Charles Mingus – Ah Um (1959)
Charles Mingus (1922-1979) est une figure incontournable du jazz. Bassiste, chef d’orchestre, compositeur, il possède une personnalité éruptive, le plus souvent torrentielle. Mais aussi intransigeante quant à ses choix artistiques et ses engagements face au racisme aux États-Unis. Bref, il aura marqué profondément le jazz de son temps en cherchant à trouver une synthèse à la fois des racines du jazz, le blues et le gospel, et des formes paroxystiques proches du free jazz.
« Ah Um », publié en 1959, en est (avec « Blues and roots ») un éminent exemple.
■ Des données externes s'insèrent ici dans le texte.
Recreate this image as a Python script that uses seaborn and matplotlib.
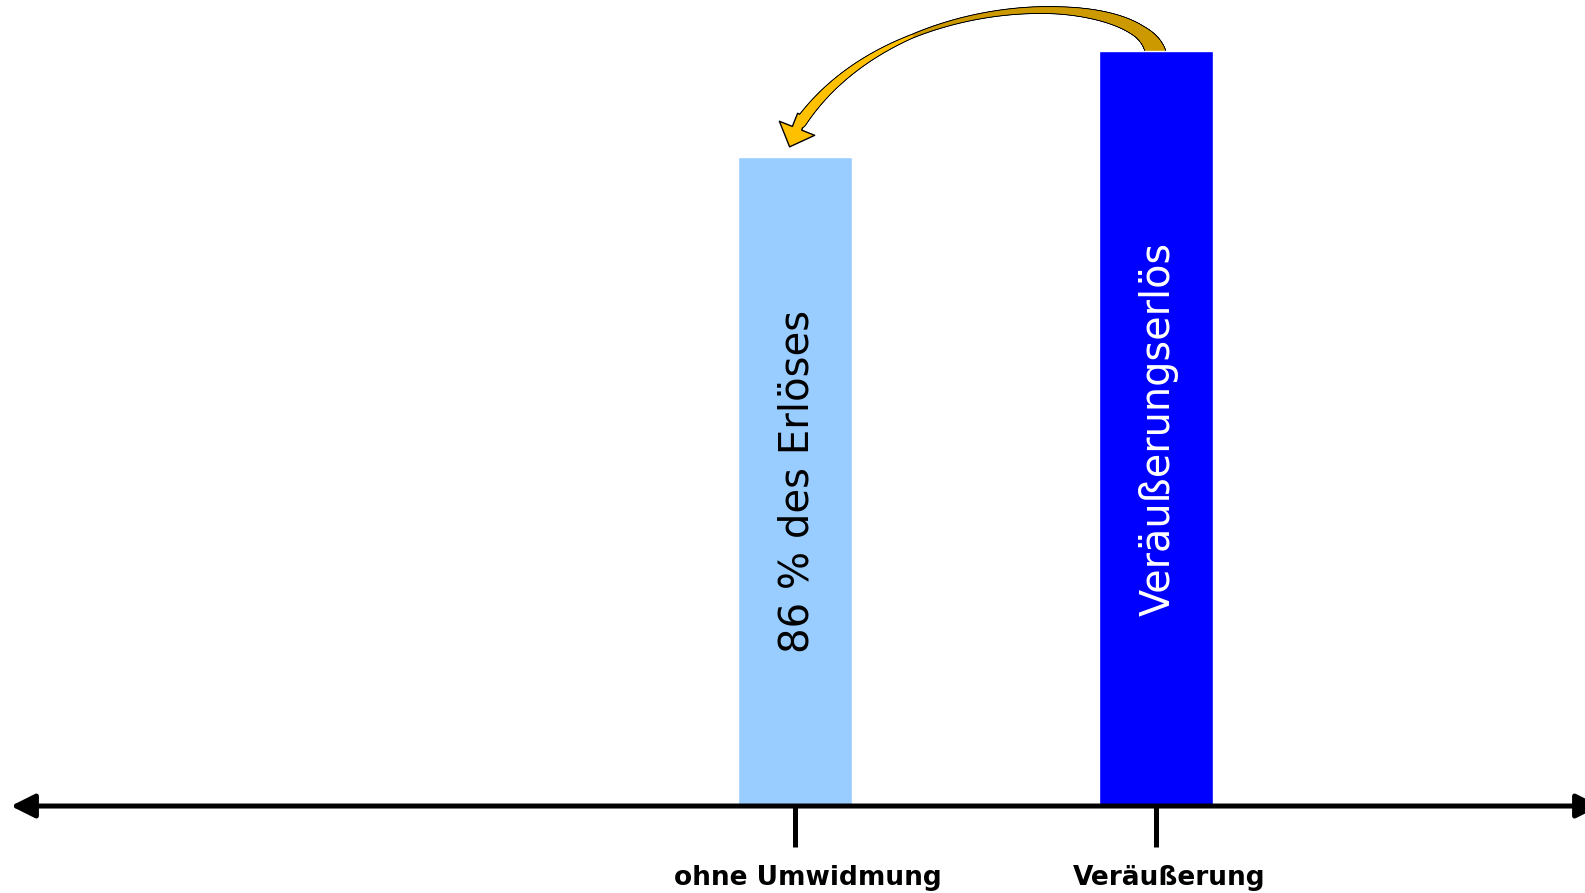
import matplotlib
matplotlib.use('Agg')
import numpy as np
import matplotlib.pyplot as plt
import matplotlib.transforms as mtransforms
from matplotlib.collections import LineCollection
import seaborn as sns

# Data
categories = ['ohne Umwidmung', 'Veräußerung']
values = [86, 100]
bar_texts = ['86 % des Erlöses', 'Veräußerungserlös']
bar_colors = ['#99CCFF', '#0000FF']
text_colors = ['black', 'white']

sns.set_style('white')
plt.rcParams['font.family'] = ['DejaVu Sans']

fig = plt.figure(figsize=(15.85, 8.93), dpi=100)
ax = fig.add_axes([0, 0, 1, 1])

sns.barplot(x=categories, y=values, hue=categories, palette=bar_colors,
            width=0.316, saturation=1, legend=False, ax=ax, zorder=2)

ax.set_xlim(-2.202, 2.188)
ax.set_ylim(-11.52, 106.75)

# axis look
for s in ['top', 'right', 'left']:
    ax.spines[s].set_visible(False)
ax.spines['bottom'].set_position(('data', 0))
ax.spines['bottom'].set_visible(False)
ax.set_yticks([])
ax.set_xlabel('')
ax.set_ylabel('')
ax.tick_params(axis='x', bottom=True, length=29.5, width=3.6, pad=13, labelsize=19,
               direction='out', color='black', labelcolor='black')
shift = mtransforms.ScaledTranslation(0.13, 0, fig.dpi_scale_trans)
for lbl in ax.get_xticklabels():
    lbl.set_fontweight('bold')
    lbl.set_transform(lbl.get_transform() + shift)

# horizontal axis with arrow heads on both ends
ax.annotate('', xy=(-2.172, 0), xytext=(2.23, 0),
            arrowprops=dict(arrowstyle='<|-|>,head_length=0.4,head_width=0.2',
                            mutation_scale=36, lw=3.6, color='black',
                            shrinkA=0, shrinkB=0),
            annotation_clip=False, zorder=3)

# texts inside the bars
font_sizes = [29, 28.6]
for i in range(len(values)):
    ax.text(i + 0.007, values[i] / 2, bar_texts[i], rotation=90, ha='center', va='center',
            fontsize=font_sizes[i], color=text_colors[i], zorder=4)

# curved arrow from the big bar to the smaller one (cubic bezier body + head)
p0 = np.array([1.0, values[1] - 1])
p1 = np.array([1.0, values[1] + 8])
p2 = np.array([0.29, values[1] + 9.5])
p3 = np.array([0.015, values[0] + 4.5])
t = np.linspace(0, 1, 300)[:, None]
curve = (1 - t) ** 3 * p0 + 3 * (1 - t) ** 2 * t * p1 + 3 * (1 - t) * t ** 2 * p2 + t ** 3 * p3
segs = np.stack([curve[:-1], curve[1:]], axis=1)
tm = (t[:-1, 0] + t[1:, 0]) / 2
width_px = np.interp(tm, [0, 0.15, 0.4, 0.72, 1], [21, 12, 6, 2.5, 10])
lw = width_px * 0.72
seg_colors = np.where(tm < 0.72, '#CC9900', '#FFC000')

outline = LineCollection(segs, linewidths=lw + 1.5, colors='black', capstyle='round', zorder=1)
ax.add_collection(outline)
ax.annotate('', xy=(-0.015, values[0] + 1.3), xytext=(0.02, values[0] + 5.5),
            arrowprops=dict(arrowstyle='simple,head_length=20,head_width=38,tail_width=10',
                            mutation_scale=0.72, connectionstyle='arc3,rad=0',
                            fc='#FFC000', ec='black', lw=1, shrinkA=0, shrinkB=0),
            zorder=1.1)
body = LineCollection(segs, linewidths=lw, colors=list(seg_colors), capstyle='round', zorder=1.2)
ax.add_collection(body)

plt.savefig('out.png', dpi=100, facecolor='white')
Le titre initial, « Better git it in your soul », indique la nature foisonnante de la musique de Mingus en un déferlement à la fois sonore et rythmique, à retrouver également dans « Boogie stop shuffle ». Ce disque contient aussi plusieurs hommages, au blues (« Pussy cat dues »), à Duke Ellington (« Open letter to Duke”), au pianiste Jelly Roll Morton (« Jelly Roll ») et surtout au saxophoniste majeur que fut Lester Young (« Good bay porkpie hat »). On y trouve aussi un manifeste contre le gouverneur raciste d’Arkansas, Fabius (« Fables of Fabius »). Mingus réunit ici des musiciens remarquables comme Horace Parlan au piano, les saxophonistes John Handy et Booker Ervin, Jimmy Knepper au trombone et Dannie Richmond à la batterie. À écouter sans modération !
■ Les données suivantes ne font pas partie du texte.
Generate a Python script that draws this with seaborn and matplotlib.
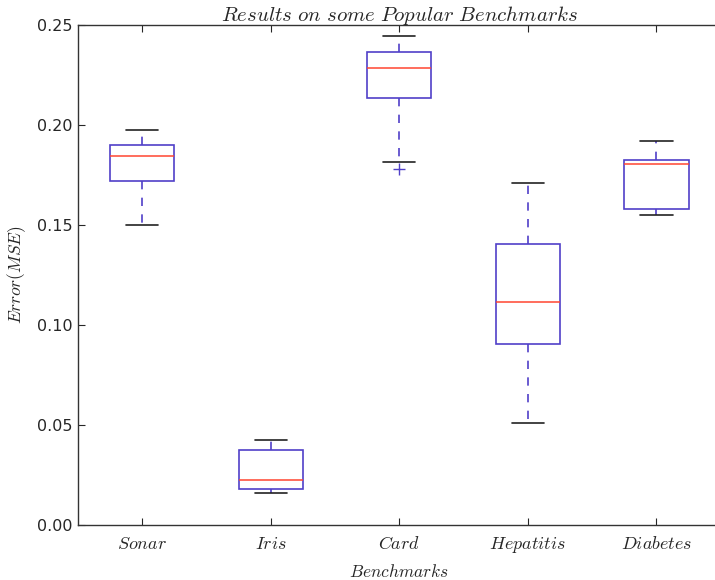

Thelonius Monk – “Portrait of an ermite” (1954)
Thelonius « Spere » Monk (1917-1982). Pianiste. Et surtout, compositeur. Un astre solitaire dans l’espace infini du jazz. Sans prédécesseur. Sans héritier. Unique. Énigmatique. Rejeté par le grand public de son vivant, mis sur un piédestal par les musiciens et fans du jazz. C’est que sa musique ne cherche jamais la moindre séduction tout en ouvrant une voie inédite, inattendue même. Elle évoque souvent un paysage minéral, fait d’aspérités. Aujourd’hui encore elle requiert une écoute attentive, même si nos oreilles se sont habituées à ces sonorités âpres, à ces enchaînements anguleux, ces soudains renversements harmoniques ou rythmiques, tout comme ces dissonances qui lui sont propres.
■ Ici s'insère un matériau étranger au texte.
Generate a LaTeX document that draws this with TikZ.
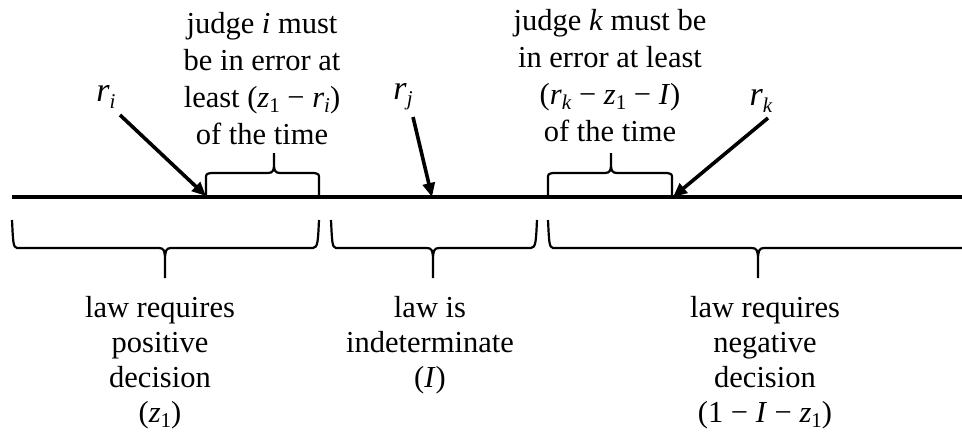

Monk a alors 34 ans, au sommet de son inspiration. « Portrait of an ermite » offre une excellente introduction à son univers pianistique, car on trouve tout ce qui fait son traitement si particulier de l’instrument, ce jeu disparate au premier abord et pourtant inscrit dans une logique sans faille. Et séduisante, voire fascinante par son étrangeté même. On y trouve sa composition culte, « Round about midnight », comme d’autres, tout aussi personnelles, tels les morceaux « Well you needn’t », « Off minor », « Eronel » ou encore « Reflections », autant d’introductions à une dimension musicale si distinctive. Et n’oublions pas que Monk fut également très fécond pour ses compositions destinées aux ensembles de jazz.
Du 14 au 24 septembre, dans le cadre du Colmar jazz festival, découvrez une programmation qui fera chavirer vos cinq sens. Le guitariste Sébastien Giniaux, le pianiste Tigran Hamasyan et la trompettiste Lucienne Renaudin-Vary, parmi bien d’autres artistes, seront au rendez-vous.
Le festival Jazz off, du 7 au 16 septembre, vous proposera de nombreux concerts éclectiques, synonymes de belles découvertes.
+ d’infos : colmar.fr
Prêt de vinyles : mode d’emploi
Le Pôle média-culture Edmond-Gerrer de Colmar offre un large de choix de vinyles à emprunter. Plus de 1100 disques attendent les abonnés. Des albums de pop, rock, jazz, blues, soul, chanson française ou musique de film, des années 1950 à aujourd’hui…
Il est possible d’emprunter jusqu’à trois disques vinyles à la fois, pour une durée d’environ quatre semaines renouvelable une seule fois. Ils ne sont pas réservables en ligne et doivent être sélectionnés sur place. Une charte d’engagement doit être signée par l’utilisateur.